It was a long Monday for the “Reimagining Public Safety Act,” but it gained more provisions than it lost by day’s end.
A bill built around increased training and transparency for police officers now bears the number SSHF92. Sponsored by Rep. Carlos Mariani (DFL-St. Paul), it was approved, as amended, by one committee and two divisions and is on its way to the House Ways and Means Committee.
In the House Government Operations Committee, an amendment was added that would restore voting rights to convicted felons immediately upon their release from prison. Current law returns the right to vote after the completion of a sentence, including probation. Secretary of State Steve Simon put the desired result of the provision succinctly: “If you’re in prison, you can’t vote. If you’re out, you can.”
“I have supported this for a number of years,” said Rep. Jerry Hertaus (R-Greenfield). “If you’re not a threat to be in public, how are you a threat to vote?”
The bill, as amended, was approved by the committee, 10-6.
In the House Judiciary and Civil Law Division, the act was amended to insert language that would establish an “Officer-Involved Death Review Board” in the Department of Public Safety to collect, review and analyze data related to each officer-involved death that occurs in the state.
Another amendment approved in that division removed language in the original act on creating critical incident stress management teams with which emergency service providers can consult. A few division Republicans expressed disappointment, saying it was the provision that they were most solidly behind. But Rep. Kelly Moller (DFL-Shoreview) said the plan is to replace it with improved language.
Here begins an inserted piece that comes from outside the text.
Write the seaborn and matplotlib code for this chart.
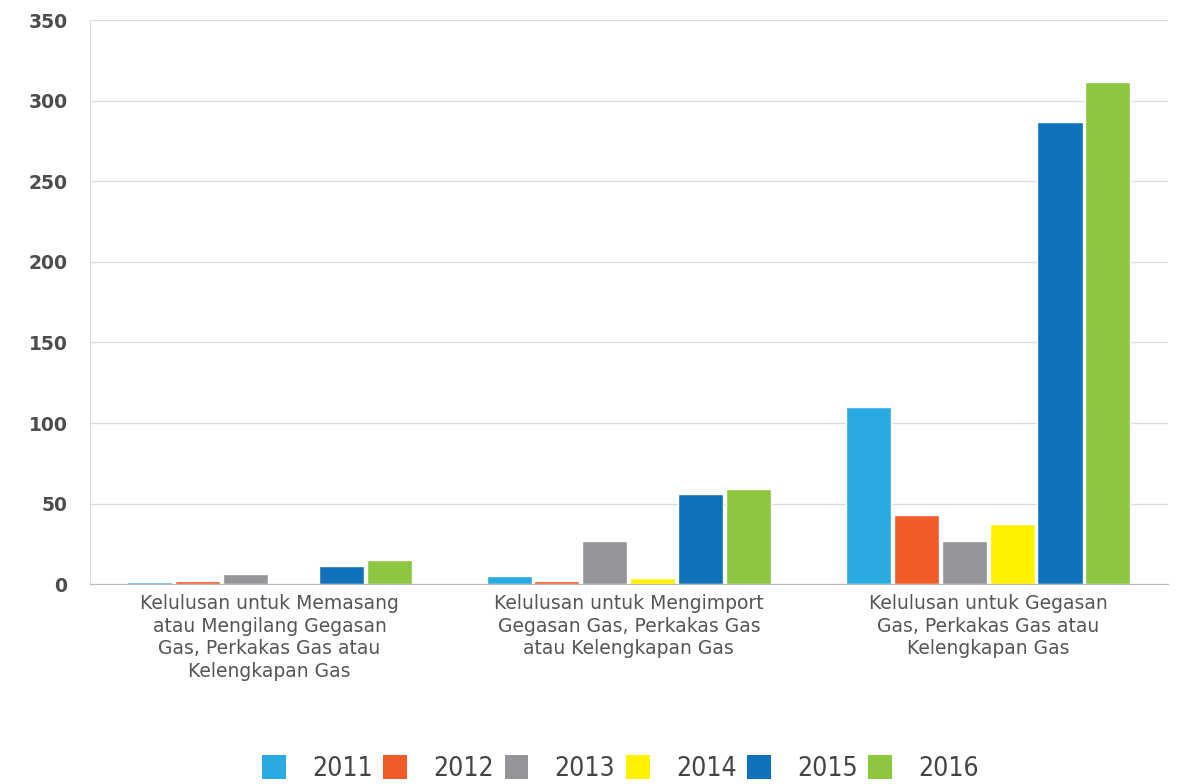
import matplotlib.pyplot as plt
import pandas as pd
import seaborn as sns
from matplotlib.patches import Patch

categories = [
    "Kelulusan untuk Memasang\natau Mengilang Gegasan\nGas, Perkakas Gas atau\nKelengkapan Gas",
    "Kelulusan untuk Mengimport\nGegasan Gas, Perkakas Gas\natau Kelengkapan Gas",
    "Kelulusan untuk Gegasan\nGas, Perkakas Gas atau\nKelengkapan Gas",
]
years = ["2011", "2012", "2013", "2014", "2015", "2016"]
values = {
    "2011": [1, 5, 110],
    "2012": [2, 2, 43],
    "2013": [6, 27, 27],
    "2014": [0, 4, 37],
    "2015": [11, 56, 287],
    "2016": [15, 59, 312],
}
colors = ["#29abe2", "#f15a29", "#939598", "#fff200", "#1072ba", "#8dc63f"]

# long format for seaborn
rows = []
for y in years:
    for cat, v in zip(categories, values[y]):
        rows.append({"category": cat, "year": y, "value": v})
df = pd.DataFrame(rows)

sns.set_style("white")
plt.rcParams['font.family'] = ['DejaVu Sans']

fig = plt.figure(figsize=(11.82, 7.84), dpi=100)
ax = fig.add_axes([0.076, 0.255, 0.912, 0.719])

sns.barplot(data=df, x="category", y="value", hue="year", palette=colors,
            width=0.8, gap=0.06, ax=ax, legend=False, saturation=1)

ax.set_ylim(0, 350)
ax.set_xlim(-0.5, 2.5)
ax.set_yticks(range(0, 351, 50))
ax.yaxis.grid(True, color="#dddddd", linewidth=1)
ax.set_axisbelow(True)
ax.set_xlabel("")
ax.set_ylabel("")

for side in ["top", "right"]:
    ax.spines[side].set_visible(False)
ax.spines["left"].set_color("#dddddd")
ax.spines["bottom"].set_color("#bbbbbb")

ax.tick_params(axis="y", length=0, pad=16, labelsize=13.5, labelcolor="#4d4d4d")
ax.tick_params(axis="x", length=0, pad=7, labelsize=13.5, labelcolor="#555555")
for lbl in ax.get_yticklabels():
    lbl.set_fontweight("bold")
for lbl in ax.get_xticklabels():
    lbl.set_linespacing(1.25)

handles = [Patch(facecolor=c, edgecolor="none", label=y) for c, y in zip(colors, years)]
fig.legend(handles=handles, loc="center", bbox_to_anchor=(0.525, 0.02), ncol=6,
           frameon=False, handlelength=0.9, handleheight=1.0,
           handletextpad=1.0, columnspacing=0.4, labelcolor="#444444",
           prop={"family": "DejaVu Sans", "stretch": "condensed", "size": 19})

plt.savefig("out.png", dpi=100)
plt.close()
The division approved the bill on an 11-7 vote.
The discussion of the removal of language on critical incident stress management teams was also an issue in a later meeting of the House Public Safety and Criminal Justice Reform Finance and Policy Division. More than one Republican called it the most important part of the bill. That division also voted to remove it.
In an amendment approved by that division, the “Office of Community-Led Public Safety Coordination” became a “community-led public safety coordinator” in the Department of Public Safety’s Office of Justice Programs, and most language on “co-responders” was changed to such things as “community-based responses to crises” and “mental health crisis response.”
Other provisions within the bill would:
The House Public Safety and Criminal Justice Reform Finance and Policy Division approved the bill by a 10-7 party-line vote.